**Written problem**: From the listing below, copy only the lines running from the line that contains "Reproduce this chart" to the line that contains "2.3, 1.2, 0.4];", both included.

----

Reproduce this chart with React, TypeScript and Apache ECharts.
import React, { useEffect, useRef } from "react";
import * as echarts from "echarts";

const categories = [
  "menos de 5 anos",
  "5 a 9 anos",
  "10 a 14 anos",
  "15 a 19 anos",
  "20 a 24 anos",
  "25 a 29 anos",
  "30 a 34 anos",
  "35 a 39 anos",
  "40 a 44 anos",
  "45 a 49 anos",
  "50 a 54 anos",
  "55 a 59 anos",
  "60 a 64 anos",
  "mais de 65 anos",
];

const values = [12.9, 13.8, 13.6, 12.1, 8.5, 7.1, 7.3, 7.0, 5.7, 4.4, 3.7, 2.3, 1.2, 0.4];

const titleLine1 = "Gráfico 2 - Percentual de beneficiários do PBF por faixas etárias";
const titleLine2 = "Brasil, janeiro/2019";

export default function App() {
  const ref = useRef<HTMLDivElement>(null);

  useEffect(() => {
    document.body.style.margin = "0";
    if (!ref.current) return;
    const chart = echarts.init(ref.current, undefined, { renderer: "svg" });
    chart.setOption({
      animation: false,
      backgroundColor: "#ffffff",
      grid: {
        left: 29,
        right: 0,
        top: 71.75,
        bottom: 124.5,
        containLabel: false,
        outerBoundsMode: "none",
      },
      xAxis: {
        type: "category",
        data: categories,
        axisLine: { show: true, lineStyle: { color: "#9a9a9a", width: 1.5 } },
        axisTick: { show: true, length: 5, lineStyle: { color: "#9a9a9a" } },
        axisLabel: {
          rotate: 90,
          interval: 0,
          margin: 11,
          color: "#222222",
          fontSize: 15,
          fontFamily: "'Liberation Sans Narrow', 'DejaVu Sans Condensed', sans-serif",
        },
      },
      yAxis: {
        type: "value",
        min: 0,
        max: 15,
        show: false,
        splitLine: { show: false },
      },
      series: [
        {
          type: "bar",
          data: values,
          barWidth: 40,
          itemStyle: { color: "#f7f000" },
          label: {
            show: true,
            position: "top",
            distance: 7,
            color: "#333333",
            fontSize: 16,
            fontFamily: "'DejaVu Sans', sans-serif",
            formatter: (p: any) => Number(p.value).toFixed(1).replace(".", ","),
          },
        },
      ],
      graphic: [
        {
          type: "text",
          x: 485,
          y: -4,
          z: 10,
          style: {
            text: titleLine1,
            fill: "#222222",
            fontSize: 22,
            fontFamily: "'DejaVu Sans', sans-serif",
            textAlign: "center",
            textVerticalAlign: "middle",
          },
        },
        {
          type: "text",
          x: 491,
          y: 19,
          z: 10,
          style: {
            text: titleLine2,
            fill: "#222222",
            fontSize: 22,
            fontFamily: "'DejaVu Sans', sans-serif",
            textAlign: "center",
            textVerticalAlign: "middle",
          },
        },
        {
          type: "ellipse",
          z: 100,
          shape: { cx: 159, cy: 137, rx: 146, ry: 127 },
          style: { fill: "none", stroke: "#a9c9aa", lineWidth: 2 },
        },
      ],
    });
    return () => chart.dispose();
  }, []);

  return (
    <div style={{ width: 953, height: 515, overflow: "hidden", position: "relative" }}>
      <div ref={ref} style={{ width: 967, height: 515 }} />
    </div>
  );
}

----

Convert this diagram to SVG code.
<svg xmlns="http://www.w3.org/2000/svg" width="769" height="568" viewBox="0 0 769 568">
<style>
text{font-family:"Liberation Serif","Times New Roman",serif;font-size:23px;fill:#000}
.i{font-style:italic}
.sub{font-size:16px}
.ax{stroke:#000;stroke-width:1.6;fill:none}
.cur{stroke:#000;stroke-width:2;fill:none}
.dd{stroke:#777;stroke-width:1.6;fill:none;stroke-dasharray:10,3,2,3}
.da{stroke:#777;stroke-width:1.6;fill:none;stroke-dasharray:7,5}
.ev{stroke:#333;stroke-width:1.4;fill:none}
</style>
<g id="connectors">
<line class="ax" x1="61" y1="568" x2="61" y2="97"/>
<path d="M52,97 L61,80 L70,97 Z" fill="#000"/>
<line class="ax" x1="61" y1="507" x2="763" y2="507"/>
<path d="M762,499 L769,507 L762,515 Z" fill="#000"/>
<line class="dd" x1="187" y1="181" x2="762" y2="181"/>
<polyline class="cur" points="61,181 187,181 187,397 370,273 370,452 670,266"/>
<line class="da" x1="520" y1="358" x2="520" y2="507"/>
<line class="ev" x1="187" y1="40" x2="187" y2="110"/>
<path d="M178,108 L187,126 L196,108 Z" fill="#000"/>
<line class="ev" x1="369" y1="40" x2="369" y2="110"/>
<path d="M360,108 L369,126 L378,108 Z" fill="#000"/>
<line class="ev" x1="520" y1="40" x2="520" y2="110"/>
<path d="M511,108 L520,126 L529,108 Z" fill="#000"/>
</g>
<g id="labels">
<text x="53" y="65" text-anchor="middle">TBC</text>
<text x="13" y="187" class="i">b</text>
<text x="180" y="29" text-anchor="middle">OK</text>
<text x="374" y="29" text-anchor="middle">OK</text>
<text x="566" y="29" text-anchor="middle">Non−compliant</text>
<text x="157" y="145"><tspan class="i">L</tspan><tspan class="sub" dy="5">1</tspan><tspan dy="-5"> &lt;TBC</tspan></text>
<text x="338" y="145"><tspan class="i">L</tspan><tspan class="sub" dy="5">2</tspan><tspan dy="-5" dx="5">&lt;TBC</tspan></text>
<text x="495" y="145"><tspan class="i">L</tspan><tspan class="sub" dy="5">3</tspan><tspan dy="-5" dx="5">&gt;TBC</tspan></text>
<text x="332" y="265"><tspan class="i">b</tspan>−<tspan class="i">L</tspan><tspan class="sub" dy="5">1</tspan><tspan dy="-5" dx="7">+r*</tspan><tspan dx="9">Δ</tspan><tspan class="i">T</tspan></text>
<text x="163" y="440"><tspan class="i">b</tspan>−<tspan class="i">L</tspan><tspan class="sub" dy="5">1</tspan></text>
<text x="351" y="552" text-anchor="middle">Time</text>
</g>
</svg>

----

**Task result**:
Reproduce this chart with React, TypeScript and Apache ECharts.
import React, { useEffect, useRef } from "react";
import * as echarts from "echarts";

const categories = [
  "menos de 5 anos",
  "5 a 9 anos",
  "10 a 14 anos",
  "15 a 19 anos",
  "20 a 24 anos",
  "25 a 29 anos",
  "30 a 34 anos",
  "35 a 39 anos",
  "40 a 44 anos",
  "45 a 49 anos",
  "50 a 54 anos",
  "55 a 59 anos",
  "60 a 64 anos",
  "mais de 65 anos",
];

const values = [12.9, 13.8, 13.6, 12.1, 8.5, 7.1, 7.3, 7.0, 5.7, 4.4, 3.7, 2.3, 1.2, 0.4];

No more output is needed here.